The calculation of downtime days assumed that the number of downtime days will equal the number of days a given storm was active. This assumption is sound because, at a minimum, a platform will be shut in for the days a storm is in session, without accounting for factors such as evacuation time, repair time, or time to bring the well back online. Because these factors are not considered in the calculation, the actual downtime days may be much higher. The difference was calculated between the start and end time of each storm, resulting in a range of downtime days across the Atlantic and for each storm type. A confidence interval was calculated for the downtime days with the P10, P50, and P90 method to obtain lower, median, and upper estimates of downtime days. The median downtime days for a tropical wave was 10.91 days, for a tropical depression was 7.39 days, and for a tropical storm was 8.81 days, as illustrated in Fig. 9. Hurricanes caused the most median downtime days at 11.96.
The median amount of days a storm remained active within the 500-mile radius was determined to be 2.34 days. This calculation, however, excluded evacuation time based on weather warnings received by well managers. Typically, evacuations cause delays of 48–72 hour for an FP and up to a week for FPS platforms.

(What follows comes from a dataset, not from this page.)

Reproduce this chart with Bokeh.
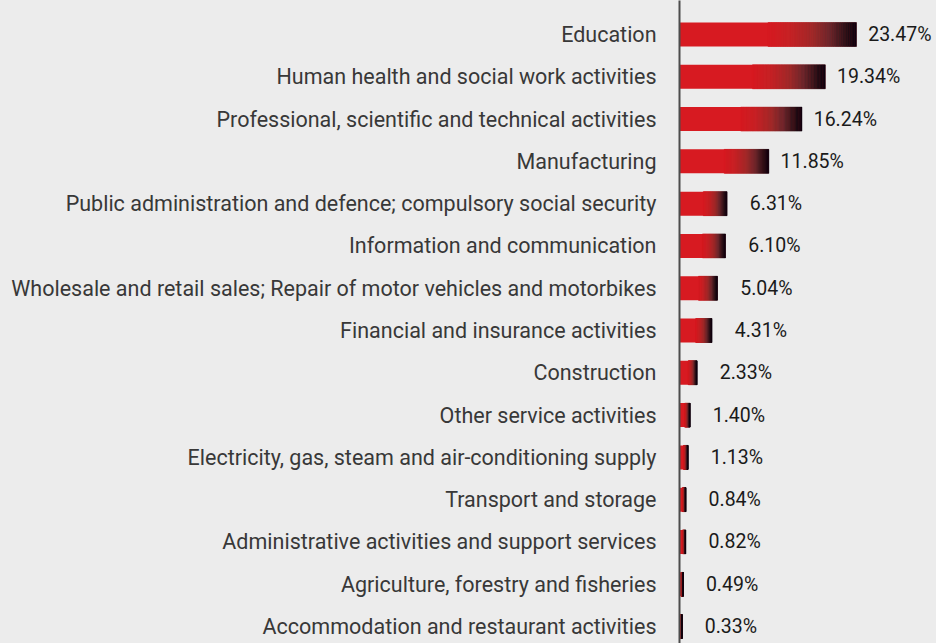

The study determined the effect of storms on oil and gas production in the Gulf of Mexico. Percentage downtime and downtime days were the metrics that were considered for this calculation. Production data sets were combined with weather data to determine effect on production from hurricanes depending on the structure type of each platform. The median downtime days in the Gulf of Mexico was determined to be 2.34 days (Fig. 9), and its median downtime percent was 4.20% (Table 3). FPSOs showed the highest median downtime in the month of September, when most storms occurred, while an FP had the lowest percent downtime.

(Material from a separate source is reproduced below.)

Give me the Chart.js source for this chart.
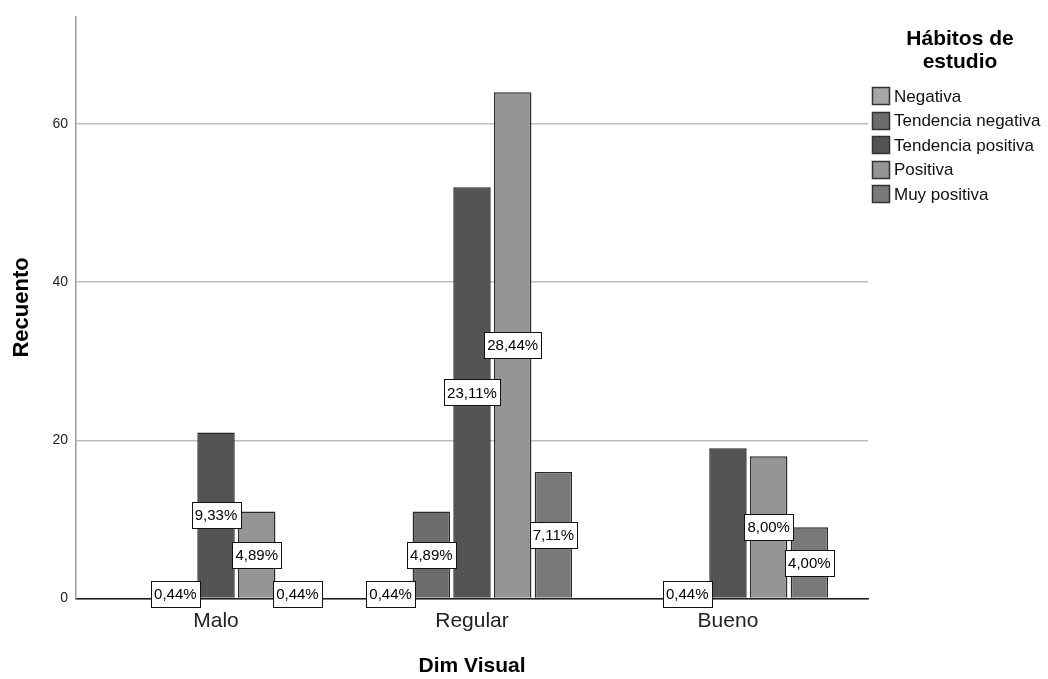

For planning purposes, it is recommended not to plan for a fixed percent downtime because there is a very clear correlation between the month of the year and the number of storms observed and their direct effect on production. For example, the highest storm month, September, sees the lowest production numbers. To account for the most-active storm months of the year—June to November—a higher percent of downtime should be allocated to these months for more accurate accounting. As well, there is a relationship established between the type of platform and the percent downtime, with FPSOs showing the highest percent downtime compared with the rest in September. This is likely because deepwater operating structures such as FPSOs experience a greater effect compared with shallower structures such as FPs because of storm intensity and deepwater-related safety logistics. The type of platform, as well, should be taken into consideration when planning for percent downtime.
This data can be used for models to find out seasonal effects of hurricanes or even monthly effects of the metrics of downtime percent and downtime days. Proximity of the storm to a well, the strength and the speed of the storm, and the kind of platform that the well is built on also can be considered for such models. Additional assumptions, however, may also be needed.
The availability of weather data being on a daily basis and production data being on a monthly basis can cause uncertainty in a model built to determine the key metrics of downtime percent and downtime days.